Stop Obsessing Over CTR

Stop obsessing over CTR. It’s not a priority metric.

I often see advertisers share their success with Meta ads and they use Click Through Rate as the measuring stick. This can be incredibly misleading, and I’m not sure if they’re doing that intentionally.

It’s not that CTR doesn’t matter at all, but by itself it’s meaningless.

First, which CTR are you even talking about? There are three types:

  • CTR for all clicks
  • CTR for links
  • CTR for outbound clicks
CTR Types

After that, are we using the gross CTR or unique CTR? It matters a lot. CTR for all clicks and for links, in particular, can include extra clicks. Unique outbound CTR will most accurately measure the rate of clicks on your ad to your website.

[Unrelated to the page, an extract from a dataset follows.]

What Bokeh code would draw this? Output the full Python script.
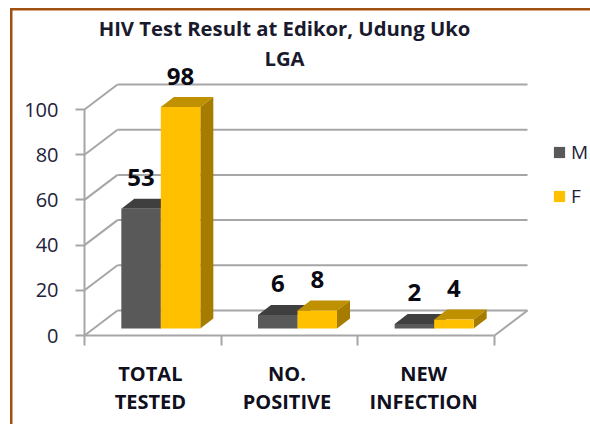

Second, a high CTR doesn’t mean it’s a successful ad. Did anyone complete the purchase after clicking? Or was your ad clickbait? This, of course, is the most important measurement of all. You can have a high CTR with none of these important actions. You can have a low CTR with conversions.

A primary reason for this is that there’s an easy way to artificially inflate CTR. Most advertisers know that this can be accomplished by optimizing for link clicks or landing page views. You’re bound to get what looks like a magical CTR, yet none of those people will do anything when they get to your website.

Misleading CTR

Do yourself a favor and use smarter metrics. Don’t mislead people or your clients by highlighting metrics that can be manipulated.

Focus on what matters most:

  • The number of optimized actions (usually a conversion)
  • Cost per optimized action

Leave the misleading secondary metrics for someone else.